DATA BLOCK:

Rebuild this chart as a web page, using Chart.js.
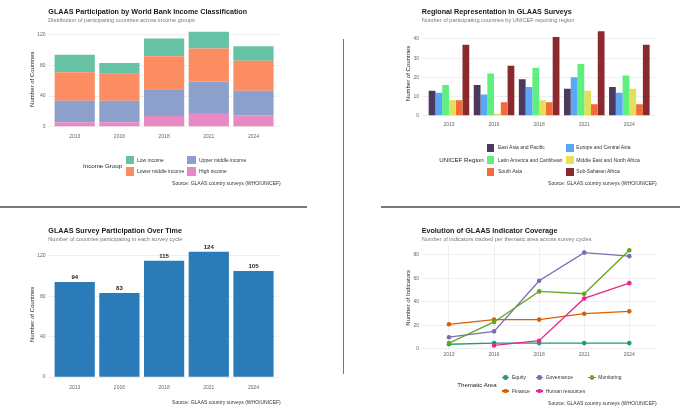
<!DOCTYPE html>
<html><head><meta charset="utf-8">
<script src="https://cdn.jsdelivr.net/npm/chart.js@4.4.1/dist/chart.umd.min.js"></script>
<style>
html,body{margin:0;padding:0;background:#fff;}
#page{position:relative;width:680px;height:414px;overflow:hidden;font-family:"Liberation Sans",Arial,sans-serif;}
#page canvas{position:absolute;left:0;top:0;}
.t{position:absolute;white-space:nowrap;line-height:1;}
.sep{position:absolute;background:#777;}
</style></head><body>
<div id="page">
<canvas id="c1" width="680" height="414"></canvas>
<canvas id="c2" width="680" height="414"></canvas>
<canvas id="c3" width="680" height="414"></canvas>
<canvas id="c4" width="680" height="414"></canvas>
</div>
<script>
// ---------- DATA ----------
const years = ['2013', '2016', '2018', '2021', '2024'];

// Panel 1: income groups (stacked)
const incomeHigh        = [6, 6, 14, 18, 15];
const incomeUpperMiddle = [28, 28, 35, 41, 32];
const incomeLowerMiddle = [37, 35, 43, 43, 39];
const incomeLow         = [23, 14, 23, 22, 19];
const ticksIncome = [0, 40, 80, 120];

// Panel 2: UNICEF regions (grouped)
const regionEastAsiaPacific      = [13, 16, 19, 14, 15];
const regionEuropeCentralAsia    = [12, 11, 15, 20, 12];
const regionLatinAmericaCarib    = [16, 22, 25, 27, 21];
const regionMiddleEastNorthAfr   = [8, 1, 8, 13, 14];
const regionSouthAsia            = [8, 7, 7, 6, 6];
const regionSubSaharanAfrica     = [37, 26, 41, 44, 37];
const ticksRegion = [0, 10, 20, 30, 40];

// Panel 3: total participation
const totalCountries = [94, 83, 115, 124, 105];
const ticksTotal = [0, 40, 80, 120];

// Panel 4: indicators per thematic area
const indEquity         = [4, 5, 5, 5, 5];
const indFinance        = [21, 25, 25, 30, 32];
const indGovernance     = [10, 15, 58, 82, 79];
const indHumanResources = [null, 3, 7, 43, 56];
const indMonitoring     = [5, 23, 49, 47, 84];
const ticksIndicators = [0, 20, 40, 60, 80];

// ---------- HELPERS ----------
const FONT = '"Liberation Sans", Arial, sans-serif';
Chart.defaults.font.family = FONT;
const page = document.getElementById('page');

function txt(str, x, cy, size, o) {
  o = o || {};
  const d = document.createElement('div');
  d.className = 't';
  d.textContent = str;
  d.style.fontSize = size + 'px';
  d.style.top = (cy - size / 2) + 'px';
  if (o.right) d.style.right = (680 - x) + 'px'; else d.style.left = x + 'px';
  d.style.color = o.color || '#333';
  if (o.bold) d.style.fontWeight = 'bold';
  page.appendChild(d);
}
function box(x, y, w, h, color, extra) {
  const d = document.createElement('div');
  d.style.position = 'absolute';
  d.style.left = x + 'px'; d.style.top = y + 'px';
  d.style.width = w + 'px'; d.style.height = h + 'px';
  d.style.background = color;
  if (extra) Object.assign(d.style, extra);
  page.appendChild(d);
}
function xy(arr) {
  return arr.map((v, i) => ({x: i, y: v})).filter(p => p.y !== null);
}

function opts(g) {
  const xH = 14;
  return {
    responsive: false,
    animation: false,
    events: [],
    layout: {padding: {left: g.left - g.yW, top: g.top, right: 680 - g.right, bottom: 414 - g.bottom - xH}},
    plugins: {legend: {display: false}, tooltip: {enabled: false}},
    scales: {
      x: {
        type: 'linear', min: -0.6, max: 4.6, offset: false, stacked: !!g.stacked,
        afterBuildTicks: s => { s.ticks = years.map((_, i) => ({value: i})); },
        afterFit: s => { s.height = xH; },
        ticks: {callback: v => (years[v] !== undefined ? years[v] : ''), padding: g.xPad,
                font: {size: 5}, color: '#666', maxRotation: 0, autoSkip: false},
        grid: {display: !!g.xGrid, drawTicks: false, color: '#ebebeb', lineWidth: 0.8, offset: false},
        border: {display: false}
      },
      y: {
        min: g.yMin, max: g.yMax, stacked: !!g.stacked,
        afterBuildTicks: s => { s.ticks = g.yTicks.map(v => ({value: v})); },
        afterFit: s => { s.width = g.yW; },
        ticks: {padding: g.yPad, font: {size: 5}, color: '#666'},
        grid: {drawTicks: false, color: '#ebebeb', lineWidth: 0.8},
        border: {display: false},
        title: {display: true, text: g.yTitle, font: {size: 6, lineHeight: 1}, color: '#222', padding: 0}
      }
    }
  };
}

// ---------- PANEL 1 ----------
new Chart(document.getElementById('c1'), {
  type: 'bar',
  data: {
    datasets: [
      {label: 'High income', data: xy(incomeHigh), backgroundColor: '#e78ac3'},
      {label: 'Upper middle income', data: xy(incomeUpperMiddle), backgroundColor: '#8da0cb'},
      {label: 'Lower middle income', data: xy(incomeLowerMiddle), backgroundColor: '#fc8d62'},
      {label: 'Low income', data: xy(incomeLow), backgroundColor: '#66c2a5'}
    ].map(d => Object.assign(d, {categoryPercentage: 0.9, barPercentage: 1.0, borderWidth: 0}))
  },
  options: opts({left: 47.9, right: 280.3, top: 26.9, bottom: 131.5, yW: 18.6, yPad: 2.3, xPad: 1.8,
                 yMin: -6.2, yMax: 130.2, yTicks: ticksIncome, stacked: true, yTitle: 'Number of Countries'})
});

// ---------- PANEL 2 ----------
const regionColors = ['#4b3a5e', '#5ba7f5', '#5ef07f', '#e3df5a', '#f26b38', '#8a2a2e'];
const regionNames = ['East Asia and Pacific', 'Europe and Central Asia', 'Latin America and Caribbean',
                     'Middle East and North Africa', 'South Asia', 'Sub-Saharan Africa'];
const regionSeries = [regionEastAsiaPacific, regionEuropeCentralAsia, regionLatinAmericaCarib,
                      regionMiddleEastNorthAfr, regionSouthAsia, regionSubSaharanAfrica];
new Chart(document.getElementById('c2'), {
  type: 'bar',
  data: {
    datasets: regionSeries.map((s, i) => ({label: regionNames[i], data: xy(s), backgroundColor: regionColors[i],
      categoryPercentage: 0.9, barPercentage: 1.0, borderWidth: 0}))
  },
  options: opts({left: 421.9, right: 656.4, top: 27.1, bottom: 119.9, yW: 16.2, yPad: 2.9, xPad: 2.1,
                 yMin: -2.2, yMax: 46.2, yTicks: ticksRegion, yTitle: 'Number of Countries'})
});

// ---------- PANEL 3 ----------
const barLabels = {
  id: 'barLabels',
  afterDatasetsDraw(chart) {
    const ctx = chart.ctx;
    const meta = chart.getDatasetMeta(0);
    ctx.save();
    ctx.font = 'bold 6px ' + FONT;
    ctx.fillStyle = '#1a1a1a';
    ctx.textAlign = 'center';
    ctx.textBaseline = 'middle';
    meta.data.forEach((el, i) => { ctx.fillText(String(totalCountries[i]), el.x, el.y - 4.3); });
    ctx.restore();
  }
};
new Chart(document.getElementById('c3'), {
  type: 'bar',
  data: {datasets: [{label: 'Countries', data: xy(totalCountries), backgroundColor: '#2b7bb9',
                     categoryPercentage: 0.9, barPercentage: 1.0, borderWidth: 0}]},
  options: opts({left: 47.9, right: 280.3, top: 245.4, bottom: 383.3, yW: 18.6, yPad: 2.3, xPad: 1.7,
                 yMin: -6.2, yMax: 130.2, yTicks: ticksTotal, yTitle: 'Number of Countries'}),
  plugins: [barLabels]
});

// ---------- PANEL 4 ----------
const themeNames = ['Equity', 'Finance', 'Governance', 'Human resources', 'Monitoring'];
const themeColors = ['#1b9e77', '#d95f02', '#7570b3', '#e7298a', '#66a61e'];
const themeSeries = [indEquity, indFinance, indGovernance, indHumanResources, indMonitoring];
new Chart(document.getElementById('c4'), {
  type: 'line',
  data: {
    datasets: themeSeries.map((s, i) => ({label: themeNames[i], data: xy(s), borderColor: themeColors[i],
      backgroundColor: themeColors[i], pointBackgroundColor: themeColors[i], pointBorderWidth: 0,
      pointRadius: 2.3, borderWidth: 1.3, tension: 0, fill: false, order: 5 - i}))
  },
  options: opts({left: 421.95, right: 656.35, top: 245.5, bottom: 350.2, yW: 16.25, yPad: 2.9, xPad: 1.5,
                 yMin: -1.05, yMax: 88.05, yTicks: ticksIndicators, xGrid: true, yTitle: 'Number of Indicators'})
});

// ---------- TEXT: titles, legends, captions ----------
const SRC = 'Source: GLAAS country surveys (WHO/UNICEF)';
// Panel 1
txt('GLAAS Participation by World Bank Income Classification', 48.3, 12, 7.2, {bold: true, color: '#1a1a1a'});
txt('Distribution of participating countries across income groups', 48.3, 20.7, 5.6, {color: '#777'});
txt('Income Group', 83, 165.7, 6.2, {color: '#222'});
[['Low income', '#66c2a5', 0, 0], ['Upper middle income', '#8da0cb', 1, 0],
 ['Lower middle income', '#fc8d62', 0, 1], ['High income', '#e78ac3', 1, 1]].forEach(([n, c, col, row]) => {
  const cy = row ? 171.6 : 160;
  const sx = col ? 187.3 : 125.7;
  box(sx, cy - 4.15, 8.3, 8.3, c);
  txt(n, col ? 199 : 137, cy, 5, {color: '#333'});
});
txt(SRC, 280.7, 183.3, 5, {right: true, color: '#333'});

// Panel 2
txt('Regional Representation in GLAAS Surveys', 421.7, 12, 7.2, {bold: true, color: '#1a1a1a'});
txt('Number of participating countries by UNICEF reporting region', 421.7, 20.7, 5.6, {color: '#777'});
txt('UNICEF Region', 439.3, 160, 6.2, {color: '#222'});
regionNames.forEach((n, i) => {
  const col = i % 2, row = Math.floor(i / 2);
  const cy = [147.7, 160, 171.7][row];
  box(col ? 566 : 486.7, cy - 4, 7.5, 8, regionColors[i]);
  txt(n, col ? 576.3 : 498, cy, 5, {color: '#333'});
});
txt(SRC, 656.7, 183.7, 5, {right: true, color: '#333'});

// Panel 3
txt('GLAAS Survey Participation Over Time', 48.3, 230.3, 7.2, {bold: true, color: '#1a1a1a'});
txt('Number of countries participating in each survey cycle', 48.3, 239.3, 5.6, {color: '#777'});
txt(SRC, 280.7, 402.7, 5, {right: true, color: '#333'});

// Panel 4
txt('Evolution of GLAAS Indicator Coverage', 421.7, 230.3, 7.2, {bold: true, color: '#1a1a1a'});
txt('Number of indicators tracked per thematic area across survey cycles', 421.7, 239.3, 5.6, {color: '#777'});
txt('Thematic Area', 457.3, 385, 6.1, {color: '#222'});
const legPos = [[502, 377.5], [502, 391], [535.7, 377.5], [535.7, 391], [588.3, 377.5]];
themeNames.forEach((n, i) => {
  const [mx, cy] = legPos[i];
  box(mx, cy - 0.65, 7.3, 1.3, themeColors[i]);
  box(mx + 3.65 - 2.3, cy - 2.3, 4.6, 4.6, themeColors[i], {borderRadius: '50%'});
  txt(n, mx + 10, cy, 5, {color: '#333'});
});
txt(SRC, 656.7, 403, 5, {right: true, color: '#333'});

// ---------- separators ----------
box(342.5, 39.3, 1.6, 335, '#777');
box(0, 206.4, 307, 1.4, '#777');
box(381, 206.4, 299, 1.4, '#777');
</script>
</body></html>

WHAT THE TASK ASKS: In the data above, please extract the lines from the first one through the line with "const ticksIncome = [0, 40, 80, 120];", exactly, and keep pictures out.

OUTPUT FOR THIS TASK:
Rebuild this chart as a web page, using Chart.js.
<!DOCTYPE html>
<html><head><meta charset="utf-8">
<script src="https://cdn.jsdelivr.net/npm/chart.js@4.4.1/dist/chart.umd.min.js"></script>
<style>
html,body{margin:0;padding:0;background:#fff;}
#page{position:relative;width:680px;height:414px;overflow:hidden;font-family:"Liberation Sans",Arial,sans-serif;}
#page canvas{position:absolute;left:0;top:0;}
.t{position:absolute;white-space:nowrap;line-height:1;}
.sep{position:absolute;background:#777;}
</style></head><body>
<div id="page">
<canvas id="c1" width="680" height="414"></canvas>
<canvas id="c2" width="680" height="414"></canvas>
<canvas id="c3" width="680" height="414"></canvas>
<canvas id="c4" width="680" height="414"></canvas>
</div>
<script>
// ---------- DATA ----------
const years = ['2013', '2016', '2018', '2021', '2024'];

// Panel 1: income groups (stacked)
const incomeHigh        = [6, 6, 14, 18, 15];
const incomeUpperMiddle = [28, 28, 35, 41, 32];
const incomeLowerMiddle = [37, 35, 43, 43, 39];
const incomeLow         = [23, 14, 23, 22, 19];
const ticksIncome = [0, 40, 80, 120];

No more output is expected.